Differentiability in an Interval

A function \( f(x) \) is said to be differentiable on an interval if it is differentiable at every point in that interval. The nature of differentiability depends on whether the interval is open or closed, and special considerations are required at endpoints.

Differentiability on an Open Interval

A function \( f(x) \) is differentiable on an open interval \( (a, b) \) if it is differentiable at every point \( x \in (a, b) \). That is, for every \( c \in (a, b) \), the limit

\[ f'(c) = \lim_{x \to c} \frac{f(x) - f(c)}{x - c} \]

must exist as a finite real number.

Since \( (a, b) \) does not include the endpoints \( a \) and \( b \), differentiability is not defined at these points.

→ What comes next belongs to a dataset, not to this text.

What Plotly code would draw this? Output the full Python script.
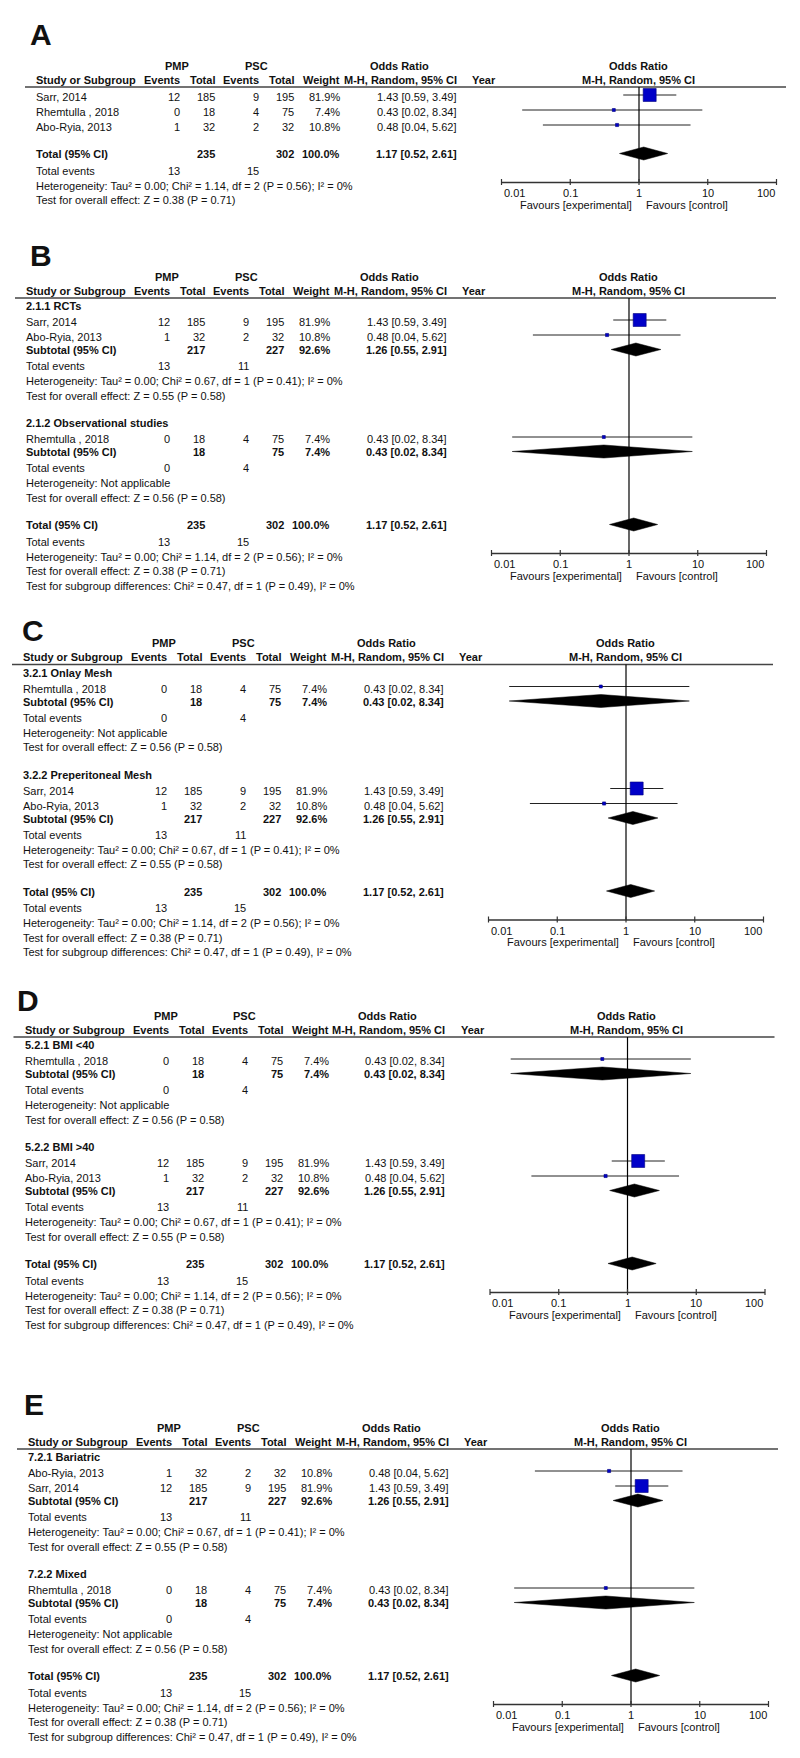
import math
import plotly.graph_objects as go

# ---------------- data ----------------
study_names = ["Sarr, 2014", "Rhemtulla , 2018", "Abo-Ryia, 2013"]
pmp_events = [12, 0, 1]
pmp_total = [185, 18, 32]
psc_events = [9, 4, 2]
psc_total = [195, 75, 32]
weights = [81.9, 7.4, 10.8]
or_est = [1.43, 0.43, 0.48]
or_lo = [0.59, 0.02, 0.04]
or_hi = [3.49, 8.34, 5.62]

# subgroup summaries: 0 = Sarr + Abo-Ryia, 1 = Rhemtulla
sub_pmp_events = [13, 0]
sub_psc_events = [11, 4]
sub_pmp_total = [217, 18]
sub_psc_total = [227, 75]
sub_weight = [92.6, 7.4]
sub_or = [1.26, 0.43]
sub_lo = [0.55, 0.02]
sub_hi = [2.91, 8.34]
sub_het = ["Heterogeneity: Tau² = 0.00; Chi² = 0.67, df = 1 (P = 0.41); I² = 0%",
           "Heterogeneity: Not applicable"]
sub_test = ["Test for overall effect: Z = 0.55 (P = 0.58)",
            "Test for overall effect: Z = 0.56 (P = 0.58)"]

tot_pmp_events = 13
tot_psc_events = 15
tot_pmp_total = 235
tot_psc_total = 302
tot_weight = 100.0
tot_or = 1.17
tot_lo = 0.52
tot_hi = 2.61
tot_het = "Heterogeneity: Tau² = 0.00; Chi² = 1.14, df = 2 (P = 0.56); I² = 0%"
tot_test = "Test for overall effect: Z = 0.38 (P = 0.71)"
tot_subdiff = "Test for subgroup differences: Chi² = 0.47, df = 1 (P = 0.49), I² = 0%"

panel_letters = ["A", "B", "C", "D", "E"]
# (subgroup label, study indices, subgroup summary index)
panel_groups = [
    [(None, [0, 1, 2], None)],
    [("2.1.1 RCTs", [0, 2], 0), ("2.1.2 Observational studies", [1], 1)],
    [("3.2.1 Onlay Mesh", [1], 1), ("3.2.2 Preperitoneal Mesh", [0, 2], 0)],
    [("5.2.1 BMI <40", [1], 1), ("5.2.2 BMI >40", [0, 2], 0)],
    [("7.2.1 Bariatric", [2, 0], 0), ("7.2.2 Mixed", [1], 1)],
]
tick_vals = [0.01, 0.1, 1, 10, 100]
tick_text = ["0.01", "0.1", "1", "10", "100"]

# ---------------- layout constants ----------------
W, H = 800, 1758
panel_line_y = [87, 298, 664.5, 1037, 1449]
panel_dx = [10, 0, -3, -1.5, 2]
letter_pos = [(28, 34), (28, 255), (20, 630), (15, 1000), (22, 1404)]
DEC = 68.75
FONT = "Arial, 'Liberation Sans', sans-serif"
TXT = "#111111"

fig = go.Figure()
annotations = []
shapes = []


def ann(text, x, y, xanchor="left", bold=False, size=11, xref="paper"):
    if bold:
        text = "<b>" + text + "</b>"
    annotations.append(dict(
        text=text, x=(x / W) if xref == "paper" else x, y=y, xref=xref, yref="y",
        xanchor=xanchor, yanchor="middle", showarrow=False,
        font=dict(family=FONT, size=size, color=TXT),
    ))


def fmt_or(o, lo, hi):
    return f"{o:.2f} [{lo:.2f}, {hi:.2f}]"


for p, letter in enumerate(panel_letters):
    dx = panel_dx[p]
    L = panel_line_y[p]
    vline = 629 + dx
    xa = "x" if p == 0 else f"x{p + 1}"
    xa_key = "xaxis" if p == 0 else f"xaxis{p + 1}"

    def cx(v):
        return v + dx

    # letter
    lx, ly = letter_pos[p]
    ann(letter, lx, ly, "left", bold=True, size=30)

    # headers
    y1, y2 = L - 21.5, L - 7.5
    ann("PMP", cx(167), y1, "center", True)
    ann("PSC", cx(246), y1, "center", True)
    ann("Odds Ratio", cx(389), y1, "center", True)
    ann("Odds Ratio", vline - 1, y1, "center", True)
    ann("Study or Subgroup", cx(24), y2, "left", True)
    ann("Events", cx(172), y2, "right", True)
    ann("Total", cx(207), y2, "right", True)
    ann("Events", cx(251), y2, "right", True)
    ann("Total", cx(286), y2, "right", True)
    ann("Weight", cx(332), y2, "right", True)
    ann("M-H, Random, 95% CI", cx(449), y2, "right", True)
    ann("Year", cx(460), y2, "left", True)
    ann("M-H, Random, 95% CI", vline - 1, y2, "center", True)
    shapes.append(dict(type="line", xref="paper", yref="y", x0=cx(15) / W, x1=cx(776) / W,
                       y0=L, y1=L, line=dict(color="#444444", width=1.5)))

    ci_x, ci_y, sq_x, sq_y, sq_s = [], [], [], [], []
    dia_x, dia_y = [], []

    def add_diamond(o, lo, hi, ry):
        ry = ry - 0.5
        dia_x.extend([lo, o, hi, o, lo, None])
        dia_y.extend([ry, ry - 6.5, ry, ry + 6.5, ry, None])

    def study_row(i, y, bold=False):
        ann(study_names[i], cx(24), y)
        ann(str(pmp_events[i]), cx(172), y, "right")
        ann(str(pmp_total[i]), cx(207), y, "right")
        ann(str(psc_events[i]), cx(251), y, "right")
        ann(str(psc_total[i]), cx(286), y, "right")
        ann(f"{weights[i]:.1f}%", cx(332), y, "right")
        ann(fmt_or(or_est[i], or_lo[i], or_hi[i]), cx(449), y, "right")
        ci_x.extend([or_lo[i], or_hi[i], None])
        ci_y.extend([y - 2, y - 2, None])
        sq_x.append(or_est[i])
        sq_y.append(y - 2)
        sq_s.append(max(3.0, 13 * (weights[i] / max(weights)) ** 0.7))

    y = L
    groups = panel_groups[p]
    has_sub = groups[0][0] is not None
    if not has_sub:
        for k, i in enumerate(groups[0][1]):
            y += 10 if k == 0 else 15
            study_row(i, y)
        y += 27
    else:
        for gi, (label, idxs, si) in enumerate(groups):
            y += 8 if gi == 0 else 27.5
            ann(label, cx(24), y, "left", True)
            for k, i in enumerate(idxs):
                y += 16 if k == 0 else 15
                study_row(i, y)
            y += 13
            ann("Subtotal (95% CI)", cx(24), y, "left", True)
            ann(str(sub_pmp_total[si]), cx(207), y, "right", True)
            ann(str(sub_psc_total[si]), cx(286), y, "right", True)
            ann(f"{sub_weight[si]:.1f}%", cx(332), y, "right", True)
            ann(fmt_or(sub_or[si], sub_lo[si], sub_hi[si]), cx(449), y, "right", True)
            add_diamond(sub_or[si], sub_lo[si], sub_hi[si], y)
            y += 16
            ann("Total events", cx(24), y)
            ann(str(sub_pmp_events[si]), cx(172), y, "right")
            ann(str(sub_psc_events[si]), cx(251), y, "right")
            y += 15
            ann(sub_het[si], cx(24), y)
            y += 14.5
            ann(sub_test[si], cx(24), y)
        y += 27.5

    y_tot = y
    ann("Total (95% CI)", cx(24), y, "left", True)
    ann(str(tot_pmp_total), cx(207), y, "right", True)
    ann(str(tot_psc_total), cx(286), y, "right", True)
    ann(f"{tot_weight:.1f}%", cx(332), y, "right", True)
    ann(fmt_or(tot_or, tot_lo, tot_hi), cx(449), y, "right", True)
    add_diamond(tot_or, tot_lo, tot_hi, y)
    y += 16.5
    ann("Total events", cx(24), y)
    ann(str(tot_pmp_events), cx(172), y, "right")
    ann(str(tot_psc_events), cx(251), y, "right")
    y += 15
    ann(tot_het, cx(24), y)
    y += 14.5
    ann(tot_test, cx(24), y)
    if has_sub:
        y += 14.5
        ann(tot_subdiff, cx(24), y)

    axis_y = y_tot + 28.5

    # forest axis (log)
    fig.update_layout(**{xa_key: dict(
        type="log", range=[-2.1, 2.1],
        domain=[(vline - 2.1 * DEC) / W, (vline + 2.1 * DEC) / W],
        anchor="y", visible=False, showgrid=False, zeroline=False,
    )})

    # traces
    fig.add_trace(go.Scatter(x=ci_x, y=ci_y, mode="lines", xaxis=xa, yaxis="y",
                             line=dict(color="#222222", width=1), hoverinfo="skip",
                             showlegend=False, cliponaxis=False))
    fig.add_trace(go.Scatter(x=sq_x, y=sq_y, mode="markers", xaxis=xa, yaxis="y",
                             marker=dict(symbol="square", size=sq_s, color="#0000C8", opacity=1,
                                         line=dict(color="#000080", width=0.6)),
                             hoverinfo="skip", showlegend=False, cliponaxis=False))
    fig.add_trace(go.Scatter(x=dia_x, y=dia_y, mode="lines", fill="toself", xaxis=xa, yaxis="y",
                             fillcolor="#000000", line=dict(color="#000000", width=0.5),
                             hoverinfo="skip", showlegend=False))

    # line of no effect
    shapes.append(dict(type="line", xref=xa, yref="y", x0=1, x1=1, y0=L, y1=axis_y,
                       line=dict(color="#000000", width=1.2)))
    # axis line and ticks
    shapes.append(dict(type="line", xref=xa, yref="y", x0=tick_vals[0], x1=tick_vals[-1],
                       y0=axis_y, y1=axis_y, line=dict(color="#333333", width=1.4)))
    for k, tv in enumerate(tick_vals):
        shapes.append(dict(type="line", xref=xa, yref="y", x0=tv, x1=tv,
                           y0=axis_y - 3.5, y1=axis_y + 2.5, line=dict(color="#333333", width=1.2)))
        anchor = "left" if k == 0 else ("right" if k == len(tick_vals) - 1 else "center")
        ann(tick_text[k], math.log10(tv), axis_y + 10.5, anchor, xref=xa)
    ann("Favours [experimental]", vline - 5, axis_y + 22, "right")
    ann("Favours [control]", vline + 5, axis_y + 22, "left")

fig.update_layout(
    width=W, height=H,
    margin=dict(l=0, r=0, t=0, b=0),
    paper_bgcolor="white", plot_bgcolor="rgba(0,0,0,0)",
    yaxis=dict(range=[H, 0], domain=[0, 1], visible=False, showgrid=False, zeroline=False),
    annotations=annotations, shapes=shapes, showlegend=False,
)
fig.write_html("out.html", config={"displayModeBar": False},
               post_script="document.body.style.margin='0px';")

Differentiability on a Closed Interval

A function \( f(x) \) is differentiable on a closed interval \( [a, b] \) if: 1. It is differentiable at every point \( x \in (a, b) \) (i.e., in the open part of the interval). 2. It is differentiable at the endpoints \( a \) and \( b \) using one-sided derivatives.

At an interior point \( c \in (a, b) \), differentiability means that both the left-hand and right-hand derivatives exist and are equal. However, at the endpoints, only a one-sided derivative can be considered.

Differentiability at Endpoints

At \( x = a \), differentiability means that the right-hand derivative (RHD) exists:

\[ f'(a^+) = \lim_{x \to a^+} \frac{f(x) - f(a)}{x - a}. \]

At \( x = b \), differentiability means that the left-hand derivative (LHD) exists:

\[ f'(b^-) = \lim_{x \to b^-} \frac{f(x) - f(b)}{x - b}. \]

If either of these limits fails to exist or is infinite, the function is not differentiable at that endpoint.

Since differentiation is a local property, a function can be differentiable on an open interval \( (a, b) \) but fail to be differentiable at one or both endpoints of \( [a, b] \), making it differentiable only on \( (a, b] \), \( [a, b) \), or neither.

Example

Consider the function

\[ f(x) = \sqrt{1 - x^2}, \quad x \in [-1,1]. \]

The function \( f \) is differentiable at all points \( x \in (-1,1) \), but at \( x = 1 \) and \( x = -1 \), it is not differentiable. Let us verify at both points:

At \( x = 1 \):

The left-hand derivative (LHD) is given by

\[ \lim_{x \to 1^-} \frac{f(x) - f(1)}{x - 1}. \]

Since \( f(1) = \sqrt{1 - 1^2} = 0 \),

\[ \lim_{x \to 1^-} \frac{\sqrt{1 - x^2} - 0}{x - 1} = \lim_{x \to 1^-} \frac{\sqrt{1 - x^2}}{x - 1}. \]

\[ = \lim_{x \to 1^-} -\frac{\sqrt{1 - x} \cdot \sqrt{1 + x}}{1 - x}. \]

Canceling \( \sqrt{1 - x} \),

\[ \lim_{x \to 1^-} -\frac{\sqrt{1 + x}}{\sqrt{1 - x}}. \]

As \( x \to 1^- \), \( \sqrt{1 - x} \to 0^+ \) and \( \sqrt{1 + x} \to \sqrt{2} \), so

\[ = -\frac{\sqrt{2}}{0^+} = -\infty. \]

Thus, \( f(x) \) is not differentiable at \( x = 1 \).

At \( x = -1 \):

The right-hand derivative (RHD) is given by

\[ \lim_{x \to -1^+} \frac{f(x) - f(-1)}{x - (-1)}. \]

Since \( f(-1) = \sqrt{1 - (-1)^2} = 0 \),

\[ \lim_{x \to -1^+} \frac{\sqrt{1 - x^2} - 0}{x + 1} = \lim_{x \to -1^+} \frac{\sqrt{1 - x^2}}{x + 1}. \]

\[ = \lim_{x \to -1^+} \frac{\sqrt{1 - x} \cdot \sqrt{1 + x}}{1 + x}. \]

Canceling \( \sqrt{1 + x} \),

\[ \lim_{x \to -1^+} \frac{\sqrt{1 - x}}{\sqrt{1 + x}}. \]

As \( x \to -1^+ \), \( \sqrt{1 - x} \to \sqrt(2)^+ \) and \( \sqrt{1 + x} \to 0^+ \), so

\[ = +\infty. \]

Thus, \( f(x) \) is not differentiable at \( x = -1 \).

Since the left-hand derivative at \( x = 1 \) is \( -\infty \) and the right-hand derivative at \( x = -1 \) is \( +\infty \), we conclude that \( f(x) \) is not differentiable at the endpoints. However, it remains differentiable on the open interval \( (-1,1) \).